Despite the lack of a double dissociation between the static and dynamic tasks in Experiment 2, we have some evidence to suggest that body actions may be different from body postures in VWM. This finding is in accord with neuroimaging findings (e.g., Downing et al., 2006) and computational modeling research (e.g., Giese & Poggio, 2003) that has posited dissociable structures for the perception of human bodies and human body movement. In VWM, as in perception, body form and body movement rely on dissociable processing systems.

Future research might extend the results reported here by investigating potential differences between static and dynamic VWM for objects and for human body movements. An assumption made here was that similar VWM resources are used to retain movement and form when they are exhibited in dance-like actions and in the abstract movement of visual objects. There is evidence to the contrary (e.g., Umla-Runge, Zimmer, Krick, & Reith, 2011; Wood, 2007), but much of this research is complicated by the use of static–visual-based or dynamic–spatial-based tasks; that is, the categories are confounded.
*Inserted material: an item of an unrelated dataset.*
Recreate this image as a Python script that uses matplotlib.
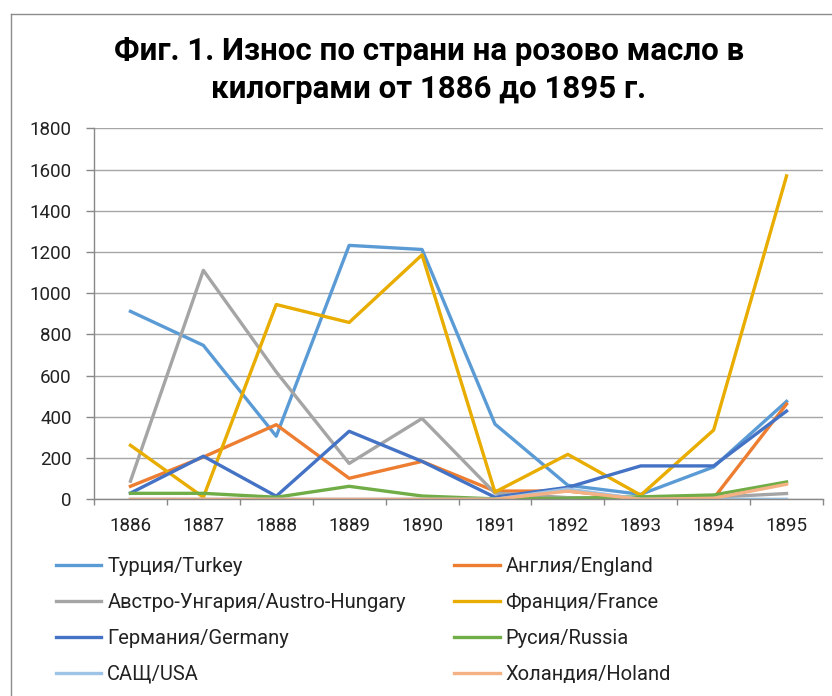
import matplotlib
matplotlib.use("Agg")
import matplotlib.pyplot as plt
from matplotlib.lines import Line2D

plt.rcParams['font.family'] = ['Roboto', 'DejaVu Sans']

years = ['1886', '1887', '1888', '1889', '1890', '1891', '1892', '1893', '1894', '1895']

turkey = [912, 747, 306, 1232, 1212, 365, 68, 24, 157, 475]
england = [63, 205, 362, 102, 184, 40, 40, 2, 5, 462]
austria = [88, 1111, 618, 174, 392, 30, 8, 5, 10, 28]
france = [262, 10, 945, 858, 1186, 35, 218, 20, 336, 1569]
germany = [30, 209, 15, 330, 184, 10, 58, 162, 162, 428]
russia = [29, 29, 10, 63, 16, 2, 5, 12, 21, 84]
usa = [0, 0, 0, 0, 0, 0, 50, 0, 0, 0]
holland = [0, 0, 0, 0, 0, 0, 40, 0, 5, 73]

series = [
    ('Турция/Turkey', turkey, '#5B9BD5'),
    ('Англия/England', england, '#ED7D31'),
    ('Австро-Унгария/Austro-Hungary', austria, '#A5A5A5'),
    ('Франция/France', france, '#E8AD00'),
    ('Германия/Germany', germany, '#4472C4'),
    ('Русия/Russia', russia, '#70AD47'),
    ('САЩ/USA', usa, '#9DC3E6'),
    ('Холандия/Holand', holland, '#F4B183'),
]

fig = plt.figure(figsize=(8.32, 6.96), dpi=100)
ax = fig.add_axes([94 / 832, 1 - 499.3 / 696, 729 / 832, 371 / 696])

x = list(range(len(years)))
handles = []
for label, vals, color in series:
    h, = ax.plot(x, vals, color=color, lw=2.4, label=label, solid_joinstyle='round')
    handles.append(h)

ax.set_xlim(-0.5, len(years) - 0.5)
ax.set_ylim(0, 1800)
ax.set_yticks(range(0, 1801, 200))
ax.set_xticks(x)
ax.set_xticklabels(years)
ax.set_xticks([i - 0.5 for i in range(len(years) + 1)], minor=True)
ax.tick_params(axis='x', which='major', length=0, pad=13, labelsize=13.5, labelcolor='#222222')
ax.tick_params(axis='x', which='minor', length=4, color='#888888', width=1)
ax.tick_params(axis='y', length=6, color='#888888', width=1, pad=10, labelsize=13.5, labelcolor='#222222')
ax.grid(axis='y', color='#A6A6A6', lw=1)
ax.set_axisbelow(True)
for s in ['top', 'right']:
    ax.spines[s].set_visible(False)
for s in ['left', 'bottom']:
    ax.spines[s].set_color('#888888')
    ax.spines[s].set_linewidth(1)

fig.text(429 / 832, 1 - 51 / 696, 'Фиг. 1. Износ по страни на розово масло в',
         ha='center', va='center', fontsize=22.5, fontweight='bold')
fig.text(429 / 832, 1 - 89 / 696, 'килограми от 1886 до 1895 г.',
         ha='center', va='center', fontsize=22.5, fontweight='bold')

order = handles[0::2] + handles[1::2]
fig.legend(handles=order, labels=[h.get_label() for h in order], ncol=2,
           loc='upper left', bbox_to_anchor=(56 / 832, 1 - 557 / 696),
           borderaxespad=0, borderpad=0,
           frameon=False, fontsize=14.5, handlelength=2.25, handletextpad=0.3,
           columnspacing=2.4, labelspacing=0.84, labelcolor='#222222')

# chart border
fig.add_artist(Line2D([11 / 832, 11 / 832], [0, 1 - 14 / 696], color='#8C8C8C', lw=1,
                      transform=fig.transFigure))
fig.add_artist(Line2D([11 / 832, 1], [1 - 14 / 696, 1 - 14 / 696], color='#8C8C8C', lw=1,
                      transform=fig.transFigure))

fig.savefig('out.png', dpi=100)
In the present study, we disentangled these categories and showed impaired recognition of body movement stimuli after encoding visual motion and impaired recognition of body postures after encoding visual form. An experiment specifically manipulating both tasks with body-based stimuli would further clarify the results.

Conclusions

The experiments reported here demonstrate that the perceptual dissociation between body form and movement is also evident in VWM. Furthermore, they show that whereas images of body posture may assist recognition, body form is not the sole means by which dance-like actions are retained in VWM. The present results suggest that, for an observer, particularly one who is inexperienced with the type of movement being observed, dance-like actions are retained as dynamic items in VWM.